Directions
Write out the entire listing below exactly as it appears, minus any pictures.

Collected data
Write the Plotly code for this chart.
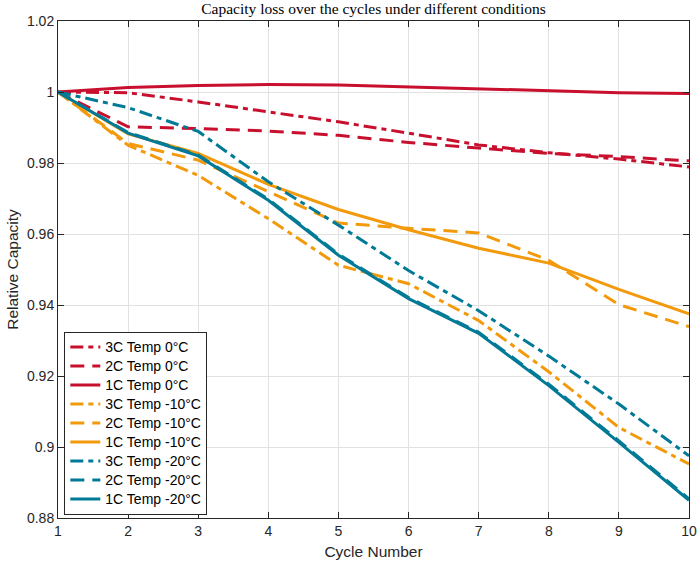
import plotly.graph_objects as go

cycles = [1, 2, 3, 4, 5, 6, 7, 8, 9, 10]

c3_t0 = [1.0, 0.9998, 0.9972, 0.9944, 0.9916, 0.9884, 0.9851, 0.9829, 0.9811, 0.9789]
c2_t0 = [1.0, 0.9902, 0.9897, 0.9890, 0.9878, 0.9858, 0.9842, 0.9827, 0.9818, 0.9806]
c1_t0 = [1.0, 1.0013, 1.0018, 1.0021, 1.0020, 1.0014, 1.0008, 1.0002, 0.9998, 0.9996]

c3_tm10 = [1.0, 0.9850, 0.9765, 0.9643, 0.9512, 0.9460, 0.9356, 0.9212, 0.9055, 0.8952]
c2_tm10 = [1.0, 0.9855, 0.9808, 0.9720, 0.9631, 0.9616, 0.9603, 0.9526, 0.9401, 0.9339]
c1_tm10 = [1.0, 0.9882, 0.9827, 0.9740, 0.9669, 0.9612, 0.9560, 0.9518, 0.9444, 0.9375]

c3_tm20 = [1.0, 0.9956, 0.9889, 0.9747, 0.9625, 0.9497, 0.9384, 0.9256, 0.9121, 0.8975]
c2_tm20 = [1.0, 0.9886, 0.9822, 0.9698, 0.9543, 0.9421, 0.9323, 0.9177, 0.9017, 0.8854]
c1_tm20 = [1.0, 0.9884, 0.9820, 0.9695, 0.9540, 0.9418, 0.9320, 0.9173, 0.9013, 0.8850]

names = ["3C Temp 0°C", "2C Temp 0°C", "1C Temp 0°C",
         "3C Temp -10°C", "2C Temp -10°C", "1C Temp -10°C",
         "3C Temp -20°C", "2C Temp -20°C", "1C Temp -20°C"]
series = [c3_t0, c2_t0, c1_t0, c3_tm10, c2_tm10, c1_tm10, c3_tm20, c2_tm20, c1_tm20]

RED, ORANGE, TEAL = "#C8102E", "#F39A0C", "#007A96"
colors = [RED, RED, RED, ORANGE, ORANGE, ORANGE, TEAL, TEAL, TEAL]
DASHDOT = "13px,5px,5px,5px"
DASHED = "14px,8px"
dashes = [DASHDOT, DASHED, "solid"] * 3

ytick_vals = [0.88, 0.90, 0.92, 0.94, 0.96, 0.98, 1.00, 1.02]
ytick_text = ["0.88", "0.9", "0.92", "0.94", "0.96", "0.98", "1", "1.02"]

fig = go.Figure()
for name, ys, col, dsh in zip(names, series, colors, dashes):
    fig.add_trace(go.Scatter(x=cycles, y=ys, mode="lines",
                             name="<span style='font-size:14px'>" + name + "</span>",
                             line=dict(color=col, width=3, dash=dsh)))

axis_common = dict(showline=True, linecolor="#262626", linewidth=1, mirror="ticks",
                   ticks="inside", ticklen=6, tickcolor="#262626", automargin=False,
                   showgrid=True, gridcolor="#e2e2e2", gridwidth=1, zeroline=False,
                   tickfont=dict(family="Liberation Sans, Arial, sans-serif", size=14, color="#262626"))

fig.update_layout(
    width=698, height=565,
    margin=dict(l=58, r=9, t=21, b=47),
    paper_bgcolor="white", plot_bgcolor="white",
    title=dict(text="Capacity loss over the cycles under different conditions",
               x=(58 + 689) / 2 / 698, xanchor="center", y=1 - 9 / 565, yanchor="middle",
               font=dict(family="Liberation Serif, Times New Roman, serif", size=15.5, color="black")),
    xaxis=dict(range=[1, 10], tickvals=cycles, ticktext=[str(c) for c in cycles],
               title=dict(text="Cycle Number", standoff=8,
                          font=dict(family="Liberation Sans, Arial, sans-serif", size=15.5, color="#262626")),
               **axis_common),
    yaxis=dict(range=[0.88, 1.02], tickvals=ytick_vals, ticktext=ytick_text,
               title=dict(text="Relative Capacity", standoff=4,
                          font=dict(family="Liberation Sans, Arial, sans-serif", size=15.5, color="#262626")),
               **axis_common),
    legend=dict(x=0.01, y=0.007, xanchor="left", yanchor="bottom",
                bgcolor="white", bordercolor="#262626", borderwidth=1,
                font=dict(family="Liberation Sans, Arial, sans-serif", size=12.3, color="black"),
                tracegroupgap=0, itemwidth=30),
    showlegend=True,
)

fig.write_html("out.html")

Reply
Write the Plotly code for this chart.
import plotly.graph_objects as go

cycles = [1, 2, 3, 4, 5, 6, 7, 8, 9, 10]

c3_t0 = [1.0, 0.9998, 0.9972, 0.9944, 0.9916, 0.9884, 0.9851, 0.9829, 0.9811, 0.9789]
c2_t0 = [1.0, 0.9902, 0.9897, 0.9890, 0.9878, 0.9858, 0.9842, 0.9827, 0.9818, 0.9806]
c1_t0 = [1.0, 1.0013, 1.0018, 1.0021, 1.0020, 1.0014, 1.0008, 1.0002, 0.9998, 0.9996]

c3_tm10 = [1.0, 0.9850, 0.9765, 0.9643, 0.9512, 0.9460, 0.9356, 0.9212, 0.9055, 0.8952]
c2_tm10 = [1.0, 0.9855, 0.9808, 0.9720, 0.9631, 0.9616, 0.9603, 0.9526, 0.9401, 0.9339]
c1_tm10 = [1.0, 0.9882, 0.9827, 0.9740, 0.9669, 0.9612, 0.9560, 0.9518, 0.9444, 0.9375]

c3_tm20 = [1.0, 0.9956, 0.9889, 0.9747, 0.9625, 0.9497, 0.9384, 0.9256, 0.9121, 0.8975]
c2_tm20 = [1.0, 0.9886, 0.9822, 0.9698, 0.9543, 0.9421, 0.9323, 0.9177, 0.9017, 0.8854]
c1_tm20 = [1.0, 0.9884, 0.9820, 0.9695, 0.9540, 0.9418, 0.9320, 0.9173, 0.9013, 0.8850]

names = ["3C Temp 0°C", "2C Temp 0°C", "1C Temp 0°C",
         "3C Temp -10°C", "2C Temp -10°C", "1C Temp -10°C",
         "3C Temp -20°C", "2C Temp -20°C", "1C Temp -20°C"]
series = [c3_t0, c2_t0, c1_t0, c3_tm10, c2_tm10, c1_tm10, c3_tm20, c2_tm20, c1_tm20]

RED, ORANGE, TEAL = "#C8102E", "#F39A0C", "#007A96"
colors = [RED, RED, RED, ORANGE, ORANGE, ORANGE, TEAL, TEAL, TEAL]
DASHDOT = "13px,5px,5px,5px"
DASHED = "14px,8px"
dashes = [DASHDOT, DASHED, "solid"] * 3

ytick_vals = [0.88, 0.90, 0.92, 0.94, 0.96, 0.98, 1.00, 1.02]
ytick_text = ["0.88", "0.9", "0.92", "0.94", "0.96", "0.98", "1", "1.02"]

fig = go.Figure()
for name, ys, col, dsh in zip(names, series, colors, dashes):
    fig.add_trace(go.Scatter(x=cycles, y=ys, mode="lines",
                             name="<span style='font-size:14px'>" + name + "</span>",
                             line=dict(color=col, width=3, dash=dsh)))

axis_common = dict(showline=True, linecolor="#262626", linewidth=1, mirror="ticks",
                   ticks="inside", ticklen=6, tickcolor="#262626", automargin=False,
                   showgrid=True, gridcolor="#e2e2e2", gridwidth=1, zeroline=False,
                   tickfont=dict(family="Liberation Sans, Arial, sans-serif", size=14, color="#262626"))

fig.update_layout(
    width=698, height=565,
    margin=dict(l=58, r=9, t=21, b=47),
    paper_bgcolor="white", plot_bgcolor="white",
    title=dict(text="Capacity loss over the cycles under different conditions",
               x=(58 + 689) / 2 / 698, xanchor="center", y=1 - 9 / 565, yanchor="middle",
               font=dict(family="Liberation Serif, Times New Roman, serif", size=15.5, color="black")),
    xaxis=dict(range=[1, 10], tickvals=cycles, ticktext=[str(c) for c in cycles],
               title=dict(text="Cycle Number", standoff=8,
                          font=dict(family="Liberation Sans, Arial, sans-serif", size=15.5, color="#262626")),
               **axis_common),
    yaxis=dict(range=[0.88, 1.02], tickvals=ytick_vals, ticktext=ytick_text,
               title=dict(text="Relative Capacity", standoff=4,
                          font=dict(family="Liberation Sans, Arial, sans-serif", size=15.5, color="#262626")),
               **axis_common),
    legend=dict(x=0.01, y=0.007, xanchor="left", yanchor="bottom",
                bgcolor="white", bordercolor="#262626", borderwidth=1,
                font=dict(family="Liberation Sans, Arial, sans-serif", size=12.3, color="black"),
                tracegroupgap=0, itemwidth=30),
    showlegend=True,
)

fig.write_html("out.html")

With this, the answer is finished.